Victor Daitz Chair wins $2.8 million Gilead grant

Professor Thumbi Ndung'u, Victor Daitz Chair for Tuberculosis and HIV at the University of KwaZulu-Natal (UKZN), has been awarded a $2,842,000 USD grant by Gilead Sciences for a project entitled “The FRESH study: Females Rising through Education, Support and Health (FRESH) Acute HIV Infection Cohort”.

This is a cut of the $22 million in 12 grants awarded by Gilead in January 2017, in support of HIV cure research. The affiliated projects will be conducted by leading academic institutions, non-profit organisations and community groups worldwide. They will focus on three key areas of research namely translational research, efficacy studies in animal models, and community perspectives of HIV cure.

Professor Ndung’u said he was very excited about the grant because, “The study will generate knowledge that will inform vaccine development and HIV cure strategies and as such, will help to advance African science and fight HIV/AIDS.”

“We will continue a programme that has been in existence for 3 years, identifying women with acute HIV infection, as early as possible following infection and following development of detectable viral load. Study participants are then started on antiretroviral therapy immediately. We want to measure the viral reservoir to see where the virus hides and understand why it is so difficult to cure HIV infection and examine whether early treatment can reduce the reservoir to an extent where it becomes easier to eradicate the virus completely.”

He said that he and his colleagues would also study the transmitted founder virus. “We know from previous studies that there’s a bottleneck in transmission such that only a single virus species is transmitted and we want to understand the nature of this early transmitted virus.  We will also study immune responses against HIV to understand whether early treatment can improve the quality of immune responses to an extent where the immune responses can then eliminate the virus or control it for a long time without the need of antiretroviral drugs. The long-term goal is to see if early treatment can augment immune responses, which would be important for the development of an effective vaccine or achieve long-term viral suppression without drugs.”

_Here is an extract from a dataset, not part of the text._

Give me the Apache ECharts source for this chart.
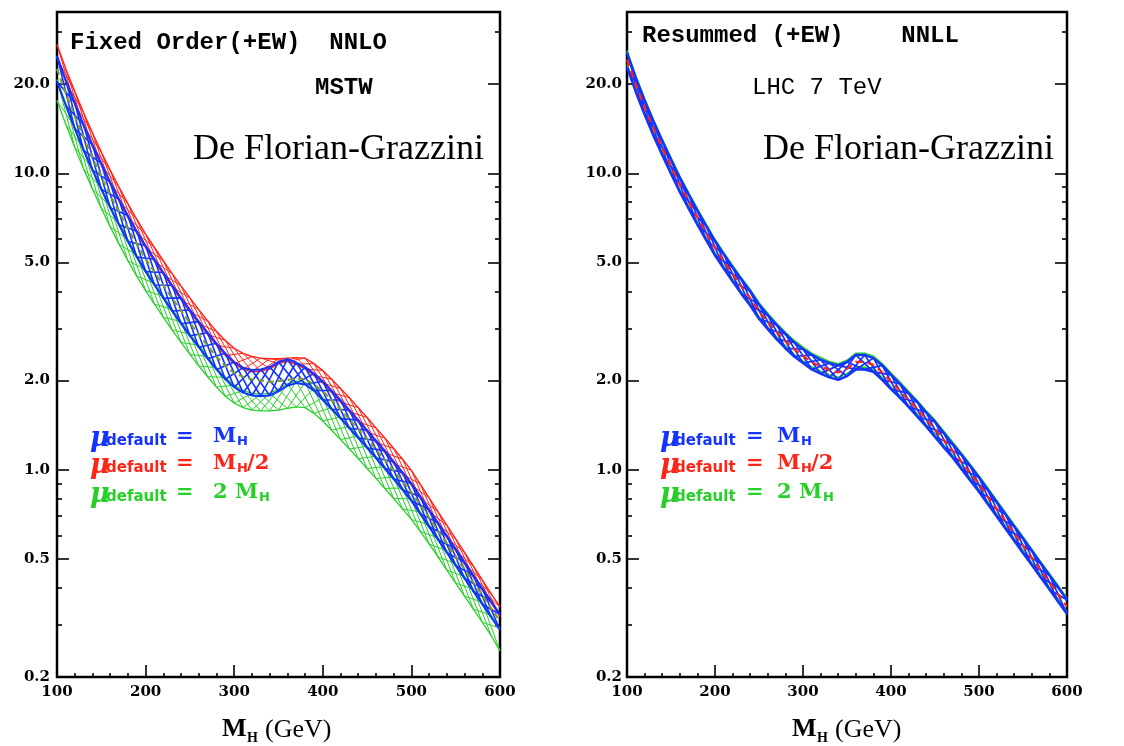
<!DOCTYPE html>
<html>
<head>
<meta charset="utf-8">
<script src="https://cdn.jsdelivr.net/npm/echarts@6/dist/echarts.min.js"></script>
<style>
  html, body { margin: 0; padding: 0; background: #fff; }
  #chart { width: 1124px; height: 746px; }
</style>
</head>
<body>
<div id="chart"></div>
<script>
// Higgs mass grid (GeV)
const massGrid = [100,110,120,130,140,150,160,170,180,190,200,210,220,230,240,250,260,270,280,290,300,
  310,320,330,340,350,360,370,380,390,400,410,420,430,440,450,460,470,480,490,500,
  510,520,530,540,550,560,570,580,590,600];

// Fixed order NNLO (+EW), cross section in pb
const fixedRedUpper = [27.2,22.5,18.9,16.0,13.7,11.8,10.25,8.98,7.9,7.0,6.24,5.62,5.07,4.59,4.17,3.8,3.47,3.18,2.93,2.73,2.57,
  2.47,2.41,2.38,2.37,2.37,2.38,2.39,2.38,2.28,2.16,2.02,1.88,1.75,1.62,1.5,1.385,1.28,1.18,1.085,0.995,
  0.895,0.804,0.723,0.65,0.585,0.526,0.473,0.425,0.382,0.344];
const fixedRedLower = [24.5,20.3,17.05,14.4,12.3,10.65,9.21,8.06,7.09,6.28,5.61,5.05,4.56,4.13,3.74,3.41,3.11,2.86,2.63,2.43,2.28,
  2.18,2.14,2.15,2.19,2.28,2.32,2.27,2.19,2.08,1.96,1.82,1.69,1.57,1.45,1.34,1.236,1.143,1.049,0.965,0.887,
  0.801,0.723,0.653,0.59,0.533,0.481,0.434,0.392,0.355,0.32];
const fixedBlueUpper = [24.9,20.6,17.3,14.6,12.5,10.8,9.35,8.18,7.2,6.38,5.7,5.13,4.63,4.19,3.8,3.46,3.16,2.9,2.67,2.47,2.31,
  2.21,2.17,2.18,2.22,2.31,2.36,2.3,2.22,2.11,1.99,1.85,1.72,1.59,1.47,1.36,1.255,1.16,1.065,0.98,0.9,
  0.813,0.734,0.663,0.599,0.541,0.488,0.441,0.398,0.36,0.325];
const fixedBlueLower = [20.4,16.9,14.15,11.95,10.25,8.83,7.66,6.7,5.89,5.22,4.66,4.2,3.79,3.43,3.11,2.83,2.59,2.37,2.18,2.02,1.9,
  1.82,1.78,1.77,1.78,1.84,1.92,1.96,1.94,1.85,1.72,1.6,1.49,1.38,1.28,1.185,1.095,1.01,0.93,0.855,0.785,
  0.71,0.642,0.581,0.525,0.475,0.43,0.389,0.352,0.318,0.288];
const fixedGreenUpper = [20.7,17.15,14.35,12.13,10.4,8.96,7.77,6.8,5.98,5.3,4.73,4.26,3.85,3.48,3.16,2.87,2.63,2.41,2.21,2.05,1.93,
  1.85,1.81,1.8,1.81,1.87,1.95,1.99,1.97,1.88,1.75,1.62,1.51,1.4,1.3,1.2,1.11,1.025,0.944,0.868,0.797,
  0.721,0.652,0.59,0.533,0.482,0.436,0.395,0.357,0.323,0.292];
const fixedGreenLower = [17.6,14.6,12.25,10.35,8.85,7.62,6.6,5.77,5.07,4.5,4.02,3.62,3.27,2.96,2.69,2.45,2.24,2.06,1.9,1.77,1.68,
  1.62,1.59,1.58,1.58,1.59,1.61,1.63,1.62,1.55,1.46,1.36,1.265,1.175,1.09,1.01,0.935,0.865,0.8,0.738,0.68,
  0.62,0.562,0.508,0.459,0.415,0.375,0.339,0.306,0.276,0.245];
const fixedCentral = [22.5,18.6,15.6,13.2,11.3,9.75,8.45,7.4,6.5,5.77,5.15,4.64,4.19,3.79,3.44,3.13,2.86,2.62,2.41,2.24,2.12,
  2.06,2.02,2.0,1.98,1.99,2.01,2.03,2.02,1.94,1.84,1.72,1.6,1.48,1.37,1.27,1.17,1.08,0.995,0.915,0.84,
  0.76,0.688,0.622,0.563,0.51,0.461,0.417,0.377,0.341,0.309];

// Resummed NNLL (+EW), cross section in pb
const resumBlueUpper = [25.53,20.99,17.62,14.98,12.87,11.13,9.65,8.49,7.49,6.65,5.91,5.33,4.82,4.38,4.0,3.61,3.32,3.08,2.87,2.69,2.55,
  2.44,2.35,2.29,2.25,2.31,2.44,2.44,2.38,2.25,2.09,1.95,1.81,1.69,1.56,1.45,1.33,1.22,1.124,1.029,0.941,
  0.856,0.779,0.708,0.644,0.586,0.533,0.484,0.441,0.401,0.364];
const resumBlueLower = [22.87,18.81,15.78,13.42,11.53,9.97,8.65,7.61,6.71,5.95,5.29,4.77,4.32,3.92,3.58,3.23,2.98,2.76,2.57,2.41,2.29,
  2.18,2.11,2.05,2.01,2.07,2.18,2.18,2.14,2.01,1.87,1.75,1.63,1.51,1.4,1.29,1.19,1.1,1.006,0.921,0.843,
  0.766,0.697,0.634,0.576,0.524,0.477,0.434,0.395,0.359,0.326];
const resumGreenUpper = [25.89,21.29,17.87,15.19,13.05,11.29,9.79,8.61,7.6,6.74,5.99,5.4,4.89,4.44,4.06,3.66,3.37,3.12,2.91,2.73,2.59,
  2.47,2.39,2.32,2.28,2.34,2.47,2.47,2.42,2.28,2.12,1.98,1.84,1.71,1.58,1.47,1.35,1.24,1.14,1.043,0.954,
  0.868,0.79,0.718,0.653,0.594,0.54,0.491,0.447,0.407,0.369];
const resumGreenLower = [23.28,19.14,16.07,13.66,11.74,10.15,8.8,7.74,6.83,6.06,5.39,4.86,4.4,3.99,3.65,3.29,3.03,2.81,2.62,2.45,2.33,
  2.22,2.15,2.09,2.05,2.11,2.22,2.22,2.17,2.05,1.9,1.78,1.65,1.54,1.42,1.32,1.21,1.12,1.025,0.938,0.858,
  0.78,0.71,0.645,0.587,0.534,0.486,0.442,0.402,0.366,0.332];
const resumCentral = [24.2,19.9,16.7,14.2,12.2,10.55,9.15,8.05,7.1,6.3,5.6,5.05,4.57,4.15,3.79,3.42,3.15,2.92,2.72,2.55,2.42,
  2.31,2.23,2.17,2.13,2.19,2.31,2.31,2.26,2.13,1.98,1.85,1.72,1.6,1.48,1.37,1.26,1.16,1.065,0.975,0.892,
  0.811,0.738,0.671,0.61,0.555,0.505,0.459,0.418,0.38,0.345];

// Axis ticks
const xMin = 100, xMax = 600, xStep = 100;
const yMin = 0.2, yMax = 35;
const yTickValues = [0.2, 0.5, 1, 2, 5, 10, 20];
const yTickLabels = ['0.2', '0.5', '1.0', '2.0', '5.0', '10.0', '20.0'];
const yMinorValues = [0.3, 0.4, 0.6, 0.7, 0.8, 0.9, 3, 4, 6, 7, 8, 9, 30];

const BLUE = '#1433ff', RED = '#ff2418', GREEN = '#27d027', OLIVE = '#7c9e36';

function pairs(ys) { return massGrid.map((m, i) => [m, ys[i]]); }

// zig-zag polyline running between the two edges of a band (cross hatching)
function hatch(upper, lower, phase, startUp) {
  const pts = [];
  let up = startUp;
  for (let i = phase; i < massGrid.length; i += 2) {
    pts.push([massGrid[i], up ? upper[i] : lower[i]]);
    up = !up;
  }
  return pts;
}

function line(xi, yi, data, color, width, z, dash) {
  return {
    type: 'line', xAxisIndex: xi, yAxisIndex: yi, data: data,
    symbol: 'none', showSymbol: false, silent: true, animation: false, z: z,
    lineStyle: { color: color, width: width, type: dash || 'solid' },
    emphasis: { disabled: true }
  };
}

function bandSeries(xi, yi, upper, lower, color, edgeW, hatchW, z) {
  const out = [line(xi, yi, pairs(upper), color, edgeW, z), line(xi, yi, pairs(lower), color, edgeW, z)];
  [0, 1].forEach(phase => [true, false].forEach(s => out.push(line(xi, yi, hatch(upper, lower, phase, s), color, hatchW, z))));
  return out;
}

const tickFont = { color: '#000', fontFamily: 'DejaVu Serif', fontWeight: 'bold', fontSize: 15 };

function xAx(gridIndex) {
  return {
    gridIndex: gridIndex, type: 'value', min: xMin, max: xMax, interval: xStep, position: 'bottom',
    axisLine: { show: false }, splitLine: { show: false },
    axisTick: { show: true, inside: true, length: 12, lineStyle: { color: '#000', width: 1.6 } },
    minorTick: { show: true, splitNumber: 5, length: 4, lineStyle: { color: '#000', width: 1.6 } },
    axisLabel: Object.assign({ margin: 8 }, tickFont)
  };
}

function yAx(gridIndex, position, ticks, len, withLabels, labelMargin) {
  return {
    gridIndex: gridIndex, type: 'log', logBase: 10, min: yMin, max: yMax, position: position,
    axisLine: { show: false }, splitLine: { show: false }, minorTick: { show: false },
    axisTick: { show: true, inside: true, length: len, customValues: ticks, lineStyle: { color: '#000', width: 1.6 } },
    axisLabel: withLabels ? Object.assign({
      show: true, margin: labelMargin, customValues: yTickValues,
      formatter: v => {
        const i = yTickValues.findIndex(t => Math.abs(t - v) < 1e-9 * Math.max(1, t));
        return i >= 0 ? yTickLabels[i] : '';
      }
    }, tickFont) : { show: false }
  };
}

function txt(x, y, text, font, fill, align) {
  return {
    type: 'text', x: x, y: y, silent: true,
    style: { text: text, font: font, fill: fill || '#000',
      textAlign: align || 'left', textVerticalAlign: 'middle',
      align: align || 'left', verticalAlign: 'middle' }
  };
}

// legend rows: mu_default = ...
function legendRows(pos, rows) {
  const els = [];
  rows.forEach(r => {
    els.push(txt(pos.mu, r.y + 2, 'μ', 'italic bold 27px "DejaVu Serif"', r.color));
    els.push(txt(pos.def, r.y + 4, 'default', 'bold 15px "DejaVu Sans"', r.color));
    els.push(txt(pos.eq, r.y, '=', 'bold 21px "DejaVu Serif"', r.color));
    r.parts.forEach(p => els.push(txt(pos.base + p.dx, r.y + (p.sub ? 5 : 0), p.t,
      p.sub ? 'bold 13px "DejaVu Sans"' : 'bold 21px "DejaVu Serif"', r.color)));
  });
  return els;
}

const rowsSpec = [
  { y: 437, color: BLUE, parts: [{ t: 'M', dx: 0 }, { t: 'H', dx: 24, sub: true }] },
  { y: 464, color: RED, parts: [{ t: 'M', dx: 0 }, { t: 'H', dx: 24, sub: true }, { t: '/2', dx: 34 }] },
  { y: 493, color: GREEN, parts: [{ t: '2', dx: 0 }, { t: 'M', dx: 22 }, { t: 'H', dx: 46, sub: true }] }
];

const mono = 'bold 24px "Liberation Mono"';
const graphics = [
  txt(70, 43, 'Fixed Order(+EW)  NNLO', mono),
  txt(315, 88, 'MSTW', mono),
  txt(193, 150, 'De Florian-Grazzini', '36px "Liberation Serif"'),
  txt(642, 36, 'Resummed (+EW)    NNLL', mono),
  txt(752, 88, 'LHC 7 TeV', '24px "Liberation Mono"'),
  txt(763, 150, 'De Florian-Grazzini', '36px "Liberation Serif"'),
  // x axis titles
  txt(222, 729, 'M', 'bold 26px "Liberation Serif"'),
  txt(247, 738, 'H', 'bold 14px "Liberation Serif"'),
  txt(265, 730, '(GeV)', '26px "Liberation Serif"'),
  txt(792, 729, 'M', 'bold 26px "Liberation Serif"'),
  txt(817, 738, 'H', 'bold 14px "Liberation Serif"'),
  txt(835, 730, '(GeV)', '26px "Liberation Serif"')
].concat(
  legendRows({ mu: 90, def: 106, eq: 176, base: 213 }, rowsSpec),
  legendRows({ mu: 660, def: 675, eq: 746, base: 777 }, rowsSpec)
);

const series = [].concat(
  // left panel: fixed order
  bandSeries(0, 0, fixedGreenUpper, fixedGreenLower, GREEN, 1.3, 1.0, 2),
  bandSeries(0, 0, fixedRedUpper, fixedRedLower, RED, 1.4, 1.0, 3),
  bandSeries(0, 0, fixedBlueUpper, fixedBlueLower, BLUE, 2.0, 1.6, 4),
  [line(0, 0, pairs(fixedCentral), OLIVE, 2.2, 5, [6, 4])],
  // right panel: resummed
  [line(1, 4, pairs(resumGreenUpper), GREEN, 1.6, 2), line(1, 4, pairs(resumGreenLower), GREEN, 1.6, 2)],
  bandSeries(1, 4, resumBlueUpper, resumBlueLower, BLUE, 2.5, 1.7, 4),
  [line(1, 4, pairs(resumCentral), RED, 2.2, 5, [7, 5])]
);

const chart = echarts.init(document.getElementById('chart'), null, { renderer: 'canvas' });
chart.setOption({
  animation: false,
  backgroundColor: '#fff',
  grid: [
    { left: 57, top: 12, width: 443, height: 665, show: true, borderColor: '#000', borderWidth: 2.5, backgroundColor: 'transparent' },
    { left: 627, top: 12, width: 440, height: 665, show: true, borderColor: '#000', borderWidth: 2.5, backgroundColor: 'transparent' }
  ],
  xAxis: [xAx(0), xAx(1)],
  yAxis: [
    yAx(0, 'left', yTickValues, 12, true, 7),
    yAx(0, 'left', yMinorValues, 5, false),
    yAx(0, 'right', yTickValues, 12, false),
    yAx(0, 'right', yMinorValues, 5, false),
    yAx(1, 'left', yTickValues, 12, true, 5),
    yAx(1, 'left', yMinorValues, 5, false),
    yAx(1, 'right', yTickValues, 12, false),
    yAx(1, 'right', yMinorValues, 5, false)
  ],
  series: series,
  graphic: graphics
});
</script>
</body>
</html>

The professor described his programme as unique in that it combined social empowerment and basic science. “We recruit high risk females, providing them with social services in the form of an empowerment curriculum, thereby reducing their vulnerability to acquiring HIV. Through education and the acquisition of relevant skills, we hope to mitigate some of the circumstances that put them at risk. At the same time, they are screened and if infected, we initiate an intervention -  to treat and help them, but also to answer pressing scientific questions that will lead to a vaccine or cure.”